I can recall my first TV dinner. Peeling back the crinkly paper-thin aluminum cover to reveal turkey with gravy, peas, corn and mashed potatoes (or some pasty, starchy facsimile good enough to fool a hungry tweenager) with inappropriately hot applesauce for dessert. Pulling back the aluminum cover was an adventure in itself. Although each component of this gourmet meal was intended to sit alone, isolated in its own compartment, “transport and handling” insisted on a creative rearrangement – and more often than not it was the applesauce that ended up flavouring everything else. The irony was irresistible. Did I care? Nope. I was watching The Lawrence Welk Show, WHILE EATING. Wow! If this seems anything but extraordinary, think back to the first time you made a cellphone call on a flight. See what I mean? This was uncharted territory. Exciting, untamed, filled with limitless potential… and a tad too much applesauce.

The transformation of the tray

The simplicity and, arguably, the naivety that was the 1950s TV dinner has benefited from advances in food technology and culture. Educated consumers asked for and received the sophistication their palates demanded – exotic fare, special diets, low-calorie selections, micro-wavable meals, and even entire pre-packaged breakfast, lunch, and dinner menus delivered in bulk and designed to feed a family for a month have become part of the TV dinner landscape. All of it designed to cater to our indulgent need to relax, revel in the comfort of food that was friendly and familiar, all while sharing in the laughter, tears or scares broadcast into our homes night, after night, after night.   

The TV menu has changed considerably as well, and not always for the better. While TV programming is enjoying a golden era, with high-quality streaming content that reflects the morals and values of those watching rather than a squeamish, picky-eating advertiser too terrified to venture beyond the central comfort zone – how we consume entertainment has gone against the reason entertainment, and arguably sharing a meal, exists in the first place: togetherness. It’s delicious irony that the full circle has closed so imperfectly. Case in point, that most modern mutation of the 21st-century TV diner, the hungry commuter. Public transit is where the latest iteration of the TV dinner has reappeared, and it ain’t pretty. Where people once sat and talked as the world rushed by, suburban lanes melting into city streets, or sat quietly nose-in-book, now entire busloads of commuters gorge on breakfast wraps and guzzle coffee from designer travel mugs with noses softly lit by the pale glow of their smartphones. They might be streaming, they might be text­ing, they might even be sharing a photo of their breakfast wrap on social media, but whatever they’re doing, they’re not doing it together.

Moving ahead to the past

So, are we doomed to being prisoners in a world of tiny screens feeding tiny minds eating tiny meals while speeding to our tiny jobs in a world of outsized ambition and ambiguity? Good question, and eloquently written I might add. Smartphones are great. Streaming content is great too. There are even a few commuter-friendly breakfast wraps that can almost pass as edible. But we have to reach back to those nascent days of humanity, where food prepared over a fire stoked our imaginations – long before convenience became a four-letter word.  
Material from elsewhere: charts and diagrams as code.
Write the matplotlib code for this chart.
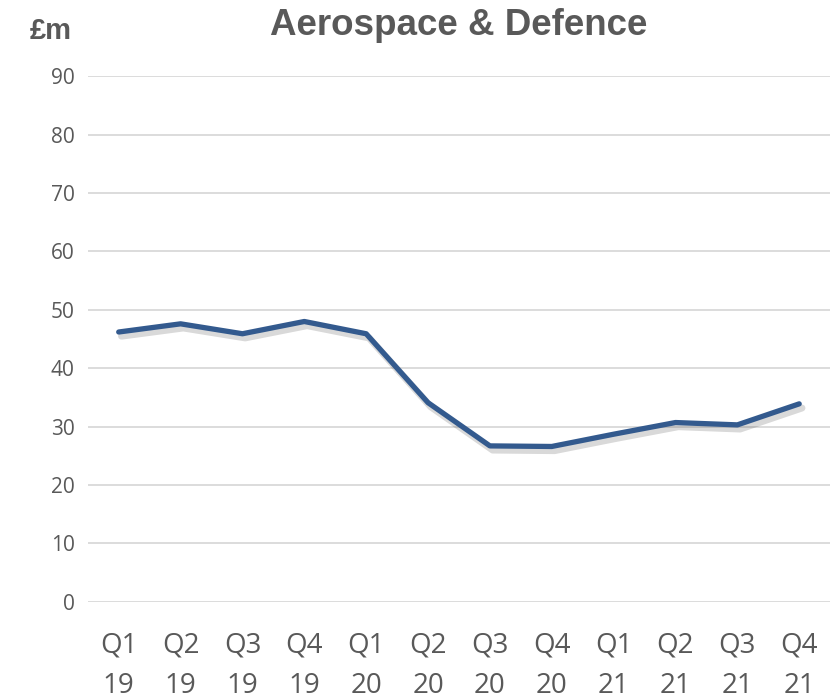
import matplotlib.pyplot as plt
import matplotlib.patheffects as pe

quarters = ["Q1", "Q2", "Q3", "Q4", "Q1", "Q2", "Q3", "Q4", "Q1", "Q2", "Q3", "Q4"]
years = ["19", "19", "19", "19", "20", "20", "20", "20", "21", "21", "21", "21"]
sales = [46.2, 47.6, 45.9, 48.0, 45.9, 34.1, 26.7, 26.6, 28.7, 30.7, 30.3, 33.9]

grey = "#595959"

fig = plt.figure(figsize=(8.36, 6.99), dpi=100)
ax = fig.add_axes([0.105, 0.139, 0.888, 0.752])

x = range(len(sales))
ax.plot(x, sales, color="#335a8e", linewidth=3.8, solid_capstyle="round",
        solid_joinstyle="round", zorder=3,
        path_effects=[pe.SimpleLineShadow(offset=(2, -3), shadow_color="#000000", alpha=0.15, linewidth=5),
                      pe.Normal()])

ax.set_xlim(-0.5, len(sales) - 0.5)
ax.set_ylim(0, 90)
ax.set_yticks(range(0, 91, 10))
ax.grid(axis="y", color="#d9d9d9", linewidth=1.3)
ax.set_axisbelow(True)
for s in ax.spines.values():
    s.set_visible(False)

ax.set_xticks(list(x))
ax.set_xticklabels([f"{q}\n{y}" for q, y in zip(quarters, years)],
                   fontfamily="Open Sans", fontsize=20, color=grey, linespacing=1.6)
ax.tick_params(axis="x", length=0, pad=21)
ax.tick_params(axis="y", length=0, pad=9.5, labelsize=15, labelcolor=grey)
for t in ax.get_yticklabels():
    t.set_fontfamily("Open Sans")

fig.text(0.549, 0.964, "Aerospace & Defence", ha="center", va="center",
         fontfamily="Liberation Sans", fontweight="bold", fontsize=26.5, color=grey)
fig.text(0.061, 0.955, "£m", ha="center", va="center",
         fontfamily="Liberation Sans", fontweight="bold", fontsize=21, color=grey)

fig.savefig("out.png", dpi=100)
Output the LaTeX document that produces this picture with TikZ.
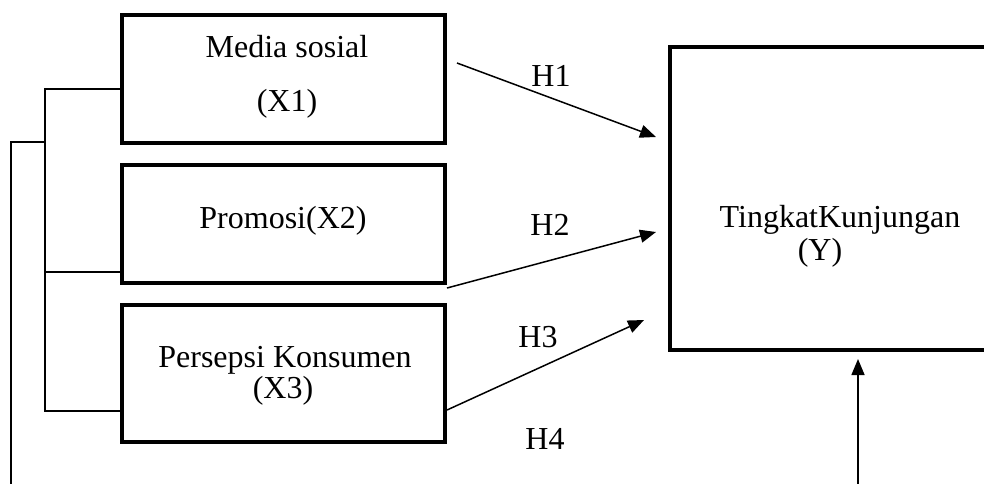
\documentclass[tikz,border=0pt]{standalone}
\usepackage{fontspec}
\setmainfont{Liberation Serif}
\usetikzlibrary{arrows.meta}
\begin{document}
\begin{tikzpicture}[x=1pt,y=-1pt,
  thickbox/.style={draw,line width=4pt,inner sep=0pt,rectangle},
  txt/.style={anchor=base,inner sep=0pt,font=\fontsize{32}{38}\selectfont},
  thin/.style={line width=1.5pt},
  arr/.style={line width=1.5pt,-{Triangle[length=16pt,width=13pt]}}]
\useasboundingbox (0,0) rectangle (984,483);
% boxes
\node[thickbox,minimum width=323pt,minimum height=128pt] (b1) at (283.5,79) {};
\node[thickbox,minimum width=323pt,minimum height=118pt] (b2) at (283.5,224) {};
\node[thickbox,minimum width=323pt,minimum height=137pt] (b3) at (283.5,373.5) {};
\node[thickbox,minimum width=340pt,minimum height=303pt] (by) at (840,198.5) {};
% texts
\node[txt] (t1) at (287,57) {Media sosial};
\node[txt] (t1b) at (287,111) {(X1)};
\node[txt] (t2) at (283,228) {Promosi(X2)};
\node[txt] (t3) at (285,367) {Persepsi Konsumen};
\node[txt] (t3b) at (283,398) {(X3)};
\node[txt] (ty) at (840,227) {TingkatKunjungan};
\node[txt] (tyb) at (820,260) {(Y)};
\node[txt] (h1) at (551,86) {H1};
\node[txt] (h2) at (550,235) {H2};
\node[txt] (h3) at (538,347) {H3};
\node[txt] (h4) at (545,449) {H4};
% bracket coordinates
\coordinate (l1) at (b1.west |- 0,89);
\coordinate (l2) at (b2.west |- 0,272);
\coordinate (l3) at (b3.west |- 0,411);
\coordinate (v1) at (45,89);
\coordinate (v2) at (45,272);
\coordinate (v3) at (45,411);
\coordinate (m) at (45,142);
\coordinate (o1) at (11,142);
\coordinate (o2) at (11,490);
\draw[thin] (l1) -- (v1) -- (v3) -- (l3);
\draw[thin] (v2) -- (l2);
\draw[thin] (m) -- (o1) -- (o2);
% arrows
\coordinate (s1) at (457,63);
\coordinate (e1) at (656,137);
\coordinate (s2) at (b2.south east);
\coordinate (e2) at (656,232);
\coordinate (s3) at (447,410);
\coordinate (e3) at (644,320);
\coordinate (s4) at (858,490);
\coordinate (e4) at (858,359);
\draw[arr] (s1) -- (e1);
\draw[arr] ([yshift=-3pt]s2) -- (e2);
\draw[arr] (s3) -- (e3);
\draw[arr] (s4) -- (e4);
\end{tikzpicture}
\end{document}
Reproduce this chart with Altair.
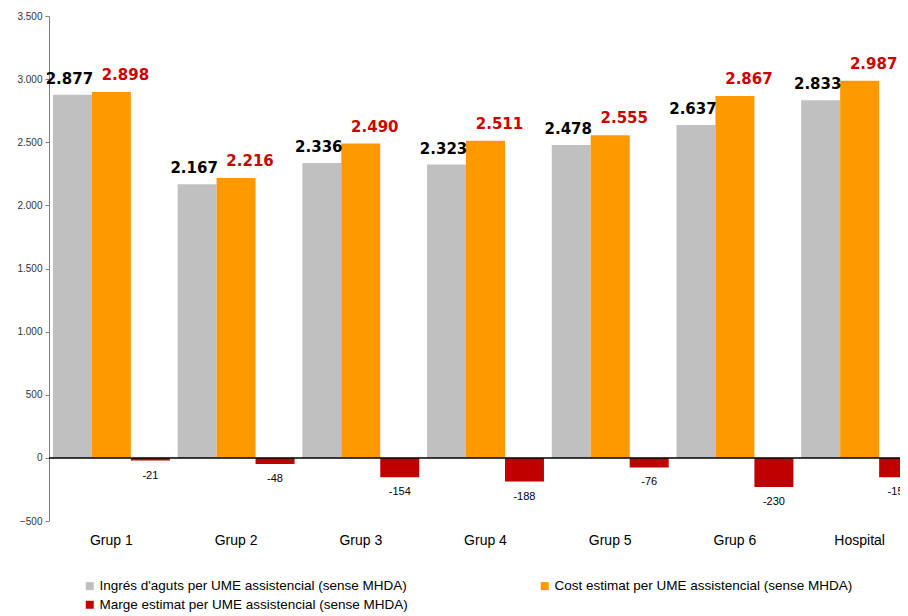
import altair as alt
import pandas as pd

groups = ["Grup 1", "Grup 2", "Grup 3", "Grup 4", "Grup 5", "Grup 6", "Hospital"]
series = [
    "Ingrés d'aguts per UME assistencial (sense MHDA)",
    "Cost estimat per UME assistencial (sense MHDA)",
    "Marge estimat per UME assistencial (sense MHDA)",
]
ingres = [2877, 2167, 2336, 2323, 2478, 2637, 2833]
cost = [2898, 2216, 2490, 2511, 2555, 2867, 2987]
marge = [-21, -48, -154, -188, -76, -230, -154]
colors = {series[0]: "#C0C0C0", series[1]: "#FF9900", series[2]: "#C00000"}
legend_order = [series[0], series[2], series[1]]
y_ticks = [-500, 0, 500, 1000, 1500, 2000, 2500, 3000, 3500]

rows = []
for s, vals in zip(series, [ingres, cost, marge]):
    for g, v in zip(groups, vals):
        rows.append({"group": g, "series": s, "value": v,
                     "label": f"{v:,}".replace(",", ".")})
df = pd.DataFrame(rows)

FONT = "Liberation Sans"

x_enc = alt.X("group:N", sort=groups,
              scale=alt.Scale(paddingInner=0, paddingOuter=0, range=[0, 873]),
              axis=alt.Axis(title=None, domain=False, ticks=False, tickSize=0,
                            labelAngle=0, labelFontSize=14, labelFont=FONT,
                            labelColor="#000000", labelPadding=12))
xo_enc = alt.XOffset("series:N", sort=series,
                     scale=alt.Scale(paddingOuter=0.1, paddingInner=0))
y_enc = alt.Y("value:Q",
              scale=alt.Scale(domain=[-500, 3500], nice=False, zero=False),
              axis=alt.Axis(title=None, values=y_ticks, grid=False,
                            labelExpr="replace(format(datum.value, ','), ',', '.')",
                            labelFont=FONT, labelFontSize=10, labelColor="#333333",
                            domainColor="#808080", tickColor="#808080",
                            tickSize=4, labelPadding=3))

base = alt.Chart(df)

bars = base.mark_bar().encode(
    x=x_enc, xOffset=xo_enc, y=y_enc,
    color=alt.Color("series:N",
                    scale=alt.Scale(domain=legend_order,
                                    range=[colors[s] for s in legend_order]),
                    legend=alt.Legend(title=None, orient="none", legendX=34, legendY=563,
                                      columns=2, columnPadding=130, rowPadding=4,
                                      symbolType="square", symbolSize=64,
                                      symbolStrokeWidth=0, labelFont=FONT,
                                      labelFontSize=13.5, labelColor="#000000",
                                      labelOffset=3, labelLimit=400)),
)

txt_in = base.transform_filter(alt.datum.series == series[0]).mark_text(
    font="DejaVu Sans", fontWeight="bold", fontSize=15, color="#000000",
    baseline="middle", dy=-16, dx=-3,
).encode(x=x_enc, xOffset=xo_enc, y=y_enc, text="label:N")

txt_cost = base.transform_filter(alt.datum.series == series[1]).mark_text(
    font="DejaVu Sans", fontWeight="bold", fontSize=15, color="#CC0000",
    baseline="middle", dy=-17, dx=14,
).encode(x=x_enc, xOffset=xo_enc, y=y_enc, text="label:N")

txt_marge = base.transform_filter(alt.datum.series == series[2]).mark_text(
    font=FONT, fontSize=11, color="#000000", baseline="middle", dy=15,
).encode(x=x_enc, xOffset=xo_enc, y=y_enc, text="label:N")

zero = alt.Chart(pd.DataFrame({"z": [0]})).mark_rule(color="#000000", strokeWidth=1.5).encode(
    y=alt.Y("z:Q"))

chart = alt.layer(bars, txt_in, txt_cost, txt_marge, zero).properties(
    width=851, height=505,
    autosize=alt.AutoSizeParams(type="none"),
    padding={"left": 41, "top": 8, "right": 0, "bottom": 92},
).configure_view(stroke=None).configure_axis(labelFont=FONT)

chart.save("out.html", embed_options={"renderer": "svg", "actions": False})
The point is to make self-indulgence respectable again. To make a communal meal one where the effort put into preparing it is as much a form of entertainment and human exchange as consuming it. Choose to make it from scratch, and then stream your favourite content while revelling in every bite and every bit of pithy dialogue. But do it with others, not in a hermetically sealed bubble with a half-dozen episodes of The Alienist as your only company. Great show, by the way, but not recommended dinner company. There’s something to be said for slicing, dicing and julienning your way to happiness – slow food, slow convenience and extended bouts of smiling. Sure, trough it down while binging through seven seasons of Pretty Little Liars, or in my case a Ken Burns retrospective, but opt for food that is up to par with the choice of entertainment available today. Better still, entertain each other. Friendship is less filling and better for you. The streaming content will still be there when you’re done. That’s kind of the whole point of it.